The elaborate nuclear strategies promoted by RAND and embraced by McNamara now seemed largely irrelevant. After the Cuban Missile Crisis, a “no cities” policy lost its appeal. Newspapers had criticized it, NATO allies had repudiated it, and the dispersal of SAC bombers to commercial airports had blurred the distinction between civilian and military targets. And as the Soviet Union built more long-range missiles, a counterforce strategy would require the United States to deploy more missiles to destroy them. The arms race would become never ending. The hope of eliminating the Soviet threat with a first strike and defending America from attack now seemed illusory. Thousands of new missiles, the construction of more bomb shelters, or even an antiballistic missile system couldn’t change what appeared to be an unavoidable fact for both superpowers: launching any nuclear attack would be suicidal.

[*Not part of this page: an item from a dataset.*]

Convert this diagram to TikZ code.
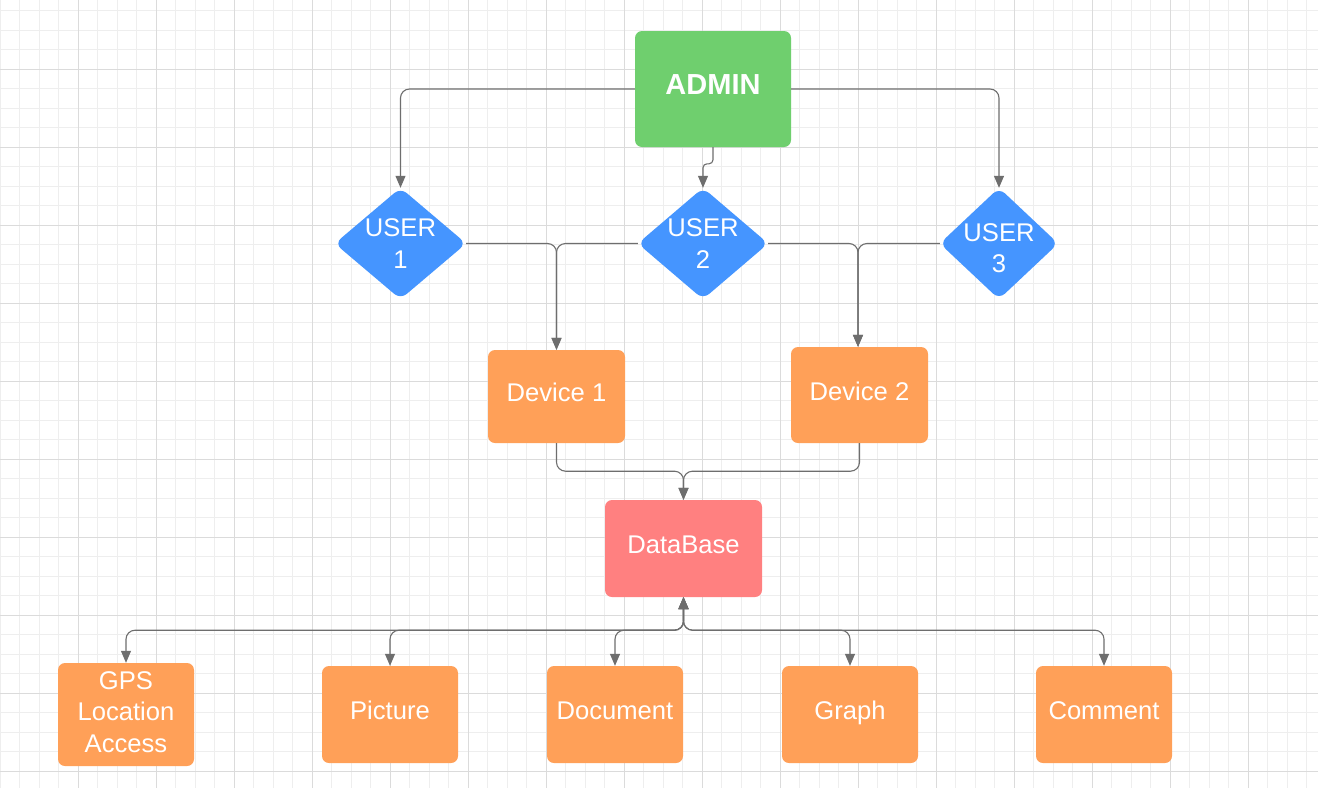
\documentclass[tikz,border=0pt]{standalone}
\usepackage{fontspec}
\setmainfont{Liberation Sans}
\usetikzlibrary{arrows.meta,backgrounds}
\definecolor{gminor}{HTML}{EEEEEE}
\definecolor{gmajor}{HTML}{DBDBDB}
\definecolor{cgreen}{HTML}{6FCF6E}
\definecolor{cblue}{HTML}{4595FF}
\definecolor{corange}{HTML}{FFA058}
\definecolor{cred}{HTML}{FF8080}
\definecolor{cline}{HTML}{6E6E6E}
\newcommand\liftlines[2]{\raisebox{#1}[0pt][0pt]{\begin{tabular}{@{}c@{}}#2\end{tabular}}}
\tikzset{
  box/.style={rounded corners=7pt, inner sep=0pt, text=white, align=center,
    font=\fontsize{25.6}{31.5}\selectfont},
  lbl/.style={text height=14pt, text depth=4pt},
  orangebox/.style={box, fill=corange, minimum width=137pt},
  userd/.style={inner sep=0pt, text=white, align=center, minimum height=111pt,
    font=\fontsize{25.6}{31.5}\selectfont},
  conn/.style={draw=cline, line width=1.1pt, rounded corners=9pt,
    -{Triangle[length=12pt,width=10pt]}},
  bconn/.style={conn, {Triangle[length=12pt,width=10pt]}-{Triangle[length=12pt,width=10pt]}}
}
\begin{document}
\begin{tikzpicture}[x=1pt,y=-1pt]
\useasboundingbox (0,0) rectangle (1318,788);
\begin{scope}[on background layer]
  \fill[white] (0,0) rectangle (1318,788);
  \foreach \i in {0,...,68} \draw[gminor, line width=0.9pt] ({0.3+19.5*\i},0) -- ++(0,788);
  \foreach \i in {0,...,40} \draw[gminor, line width=0.9pt] (0,{10.8+19.5*\i}) -- ++(1318,0);
  \foreach \i in {1,...,16} \draw[gmajor, line width=1pt] ({0.3+78*\i},0) -- ++(0,788);
  \foreach \i in {1,...,10} \draw[gmajor, line width=1pt] (0,{-8.7+78*\i}) -- ++(1318,0);
\end{scope}

% nodes
\node[box, fill=cgreen, minimum width=156pt, minimum height=116pt,
  font=\bfseries\fontsize{29}{30}\selectfont] (admin) at (713,89) {\raisebox{-5.4pt}[0pt][0pt]{ADMIN}};

\node[userd, minimum width=131pt] (u1) at (400.5,243.5) {USER\\1};
\node[userd, minimum width=130pt] (u2) at (703,243.5) {USER\\2};
\node[userd, minimum width=118pt] (u3) at (999,243.5) {\liftlines{-13.3pt}{USER\\3}};
\begin{scope}[on background layer]
  \foreach \u in {u1,u2,u3}
    \fill[cblue, rounded corners=8pt] (\u.north) -- (\u.east) -- (\u.south) -- (\u.west) -- cycle;
\end{scope}

\node[orangebox, lbl, minimum height=93pt] (d1) at (556.5,396.5) {Device 1};
\node[orangebox, lbl, minimum height=96pt] (d2) at (859.5,395) {Device 2};
\node[box, lbl, fill=cred, minimum width=157pt, minimum height=97pt] (db) at (683.5,548.5) {DataBase};

\node[orangebox, minimum width=136pt, minimum height=103pt] (gps) at (126,714.5) {\liftlines{-6.3pt}{GPS\\Location\\Access}};
\node[orangebox, lbl, minimum width=136pt, minimum height=97pt] (pic) at (390,714.5) {Picture};
\node[orangebox, lbl, minimum width=136pt, minimum height=97pt] (doc) at (615,714.5) {Document};
\node[orangebox, lbl, minimum width=136pt, minimum height=97pt] (graph) at (850,714.5) {Graph};
\node[orangebox, lbl, minimum width=136pt, minimum height=97pt] (comm) at (1104,714.5) {Comment};

% connectors
\draw[conn] (admin.west) -| (u1.north);
\draw[conn] (admin.east) -| (u3.north);
\draw[conn, rounded corners=4pt] (admin.south) |- ([yshift=24pt]u2.north) -- (u2.north);

\draw[conn] (u1.east) -| (d1.north);
\draw[conn] (u2.west) -| (d1.north);
\draw[conn] (u2.east) -| ([xshift=-1.5pt]d2.north);
\draw[conn] (u3.west) -| ([xshift=-1.5pt]d2.north);

\draw[conn] (d1.south) -- ++(0,28) -| (db.north);
\draw[conn] (d2.south) -- ++(0,28) -| (db.north);

\draw[bconn] (db.south) -- ++(0,33) -| (gps.north);
\draw[bconn] (db.south) -- ++(0,33) -| (pic.north);
\draw[bconn] (db.south) -- ++(0,33) -| (doc.north);
\draw[bconn] (db.south) -- ++(0,33) -| (graph.north);
\draw[bconn] (db.south) -- ++(0,33) -| (comm.north);
\end{tikzpicture}
\end{document}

Within weeks of President Kennedy’s assassination, McNamara formally endorsed a strategy of “Assured Destruction.” The idealism and optimism that had accompanied Kennedy’s inauguration were long gone. The new strategy was grounded in a sense of futility. It planned to deter a Soviet attack by threatening to wipe out at least “30 % of their population, 50 % of their industrial capacity, and 150 of their cities.” McNamara’s staff had calculated that the equivalent of 400 megatons, detonated above the Soviet Union, would be enough for the task. Anything more would be overkill. Informed by a reporter that the Soviets were hardening their silos to protect the missiles from an American attack, McNamara said, “Thank God.” The move would improve “crisis stability.” Once the Soviets felt confident that they could retaliate after being attacked, they’d feel much less pressure to strike first. Leaving the cities of the United States and the Soviet Union vulnerable to annihilation, McNamara now thought, would keep them safe. The strategy was soon known as MAD: “mutually assured destruction.”

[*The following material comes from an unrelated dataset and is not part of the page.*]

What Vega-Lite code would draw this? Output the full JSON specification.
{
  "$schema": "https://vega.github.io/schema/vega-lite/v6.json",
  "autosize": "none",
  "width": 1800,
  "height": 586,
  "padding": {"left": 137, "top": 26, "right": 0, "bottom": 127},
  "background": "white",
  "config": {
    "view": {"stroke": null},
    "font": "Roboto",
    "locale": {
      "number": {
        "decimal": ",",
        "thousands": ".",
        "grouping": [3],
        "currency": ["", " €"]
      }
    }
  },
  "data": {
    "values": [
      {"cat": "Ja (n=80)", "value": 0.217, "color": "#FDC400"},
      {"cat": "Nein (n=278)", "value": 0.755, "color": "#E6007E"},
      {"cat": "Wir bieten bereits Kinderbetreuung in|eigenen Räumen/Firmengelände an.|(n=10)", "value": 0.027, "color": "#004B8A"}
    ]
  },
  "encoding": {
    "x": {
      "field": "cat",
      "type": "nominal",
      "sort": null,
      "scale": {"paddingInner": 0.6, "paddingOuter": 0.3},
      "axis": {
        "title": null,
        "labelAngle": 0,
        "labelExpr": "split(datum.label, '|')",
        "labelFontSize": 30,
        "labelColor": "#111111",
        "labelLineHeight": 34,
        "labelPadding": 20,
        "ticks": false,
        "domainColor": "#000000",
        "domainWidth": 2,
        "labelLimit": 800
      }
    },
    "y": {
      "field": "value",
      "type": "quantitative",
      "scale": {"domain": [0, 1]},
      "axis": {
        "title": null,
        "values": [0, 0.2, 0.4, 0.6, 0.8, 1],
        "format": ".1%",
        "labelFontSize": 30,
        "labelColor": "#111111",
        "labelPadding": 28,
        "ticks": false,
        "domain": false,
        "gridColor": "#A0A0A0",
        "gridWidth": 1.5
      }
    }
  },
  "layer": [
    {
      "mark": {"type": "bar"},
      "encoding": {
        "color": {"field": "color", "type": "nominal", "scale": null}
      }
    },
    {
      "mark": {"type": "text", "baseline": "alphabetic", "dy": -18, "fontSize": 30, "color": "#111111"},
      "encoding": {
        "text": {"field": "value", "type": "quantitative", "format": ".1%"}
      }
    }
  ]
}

The strategic thinking at the White House and the Department of Defense, however, didn’t correspond to the targeting policies at SAC headquarters in Omaha. The gulf between theory and practice remained vast. Although the SIOP had been revised during the Kennedy administration, General Power had blocked significant changes in weapon allocation. The new SIOP divided the “optimum mix” into three separate target groups: Soviet nuclear forces, conventional military forces, and urban-industrial areas. The president could decide to attack only the first group, the first two groups, or all three. Moscow, China, and cities in the Eastern bloc could selectively be spared from destruction. The SIOP could be launched as a first strike or as retaliation. But all the attack options still required that the Soviet Union be hit by thousands of nuclear weapons, far more than were necessary for “assured destruction.” The three target categories of the SIOP — Alpha, Bravo, Charlie — were the same as those in the attack plan proposed by SAC in 1950. And the new SIOP was almost as destructive, inflexible, and mechanistic as the previous one. A war plan that seemed too horrible to contemplate when Kennedy and McNamara first learned of its existence had become institutionalized.

By the time Robert McNamara retired from the Pentagon in February 1968, the command-and-control system of the United States had been improved. The new Missile Defense Alarm System — satellites with infrared sensors that could detect heat from the launch of missiles — promised to give as much as half an hour of warning, if the Soviets attacked. SAC’s Looking Glass command post, airborne twenty-four hours a day, increased the likelihood that a Go code could be sent after the United States was hit. New computer and communications systems were being added to the World Wide Military Command and Control System. But many of the underlying problems hadn’t been solved.